I can't describe the horror I felt in that moment, but those of you who are also parents can either relate to or imagine what I went through.  I felt like a terrible parent; I felt angry, relieved, terrified, shocked.  My exhausted brain scrambled to come up with a way to discipline Asher in a way that he would remember to never, ever, do anything like that again.

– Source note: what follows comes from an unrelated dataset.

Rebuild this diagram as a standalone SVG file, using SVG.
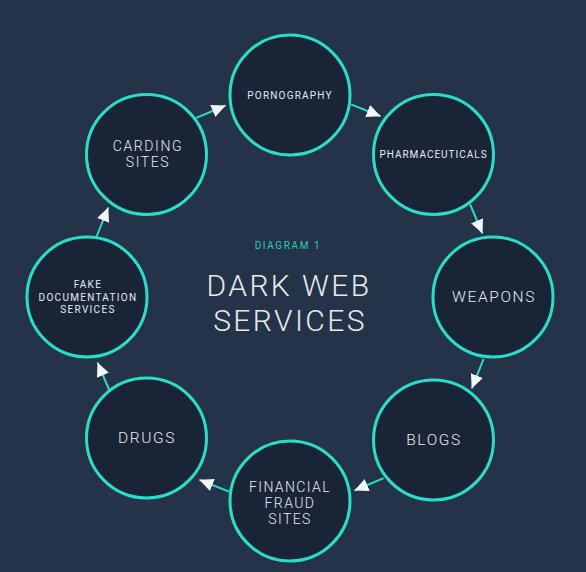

As I fell into bed Sunday night, sights and sounds from the weekend began flashing through my head.  At first, the horrific moments were at the forefront: the sights of Jordan's weak body laying on the couch, of Nora's feverish, miserable face as I picked her up for the tenth time in the middle of the night, of the back-side of Asher running into a busy parking lot, and the seemingly endless sound of crying babies.  But gradually, other moments began to surface: the sight of caring friends at our door, picking up our kids to give us a break Saturday afternoon, the taste of the soup our pastors made us for dinner that night, the sound of yet another text message coming through with someone checking to see how we were doing or how they could help, the feel of Nora's sweet, warm head resting on my shoulder when she became too exhausted to fight sleep anymore, the tears that Asher and I shed together after he was disciplined for running away, the countless surges of love I felt as I looked at my husband and thanked God for a man who selflessly loves me and his children even when he's at his weakest.  As these moments rose above and surpassed the terrible moments, a revelation sank deep into my spirit: desperation creates intimacy.

In my desperation for rest, I was forced to ask for help, and friendships and relationships deepened as a result.  In our desperation to protect Asher and keep him safe, what could have been an ugly moment turned into a sweet time of praying, crying, (yes, spanking), and holding each other closely.  Nora's desperation for sleep yielded a rare time of cuddling with me that I would NEVER have gotten otherwise (not because she's a twin, but because she is so busy and independent that she never stops moving long enough to be held or cuddled).  I realized that I had felt God's closeness, and encountered his love more directly during this weekend than I had in a long, long time.  I had felt closer to my husband, and cherished him more deeply this weekend than I had in a long time.  Desperation creates intimacy.

Numerous times during the weekend, I had bitterly thought to myself how this must be the worst, most exhausting Mother's Day ever.  But I had done my math wrong.  Two sick parents, one escape-artist toddler, two teething and feverish infants, zero sleep, and a whole lot of snot do NOT equal the worst Mother's Day ever.  They equal one of the best I think I will ever have.

1 comment:

  1. I love this! THanks for sharing Hannah. So good to be able to keep in touch with where life has taken you over the years. Hope you guys are on the mend and feeling better soon!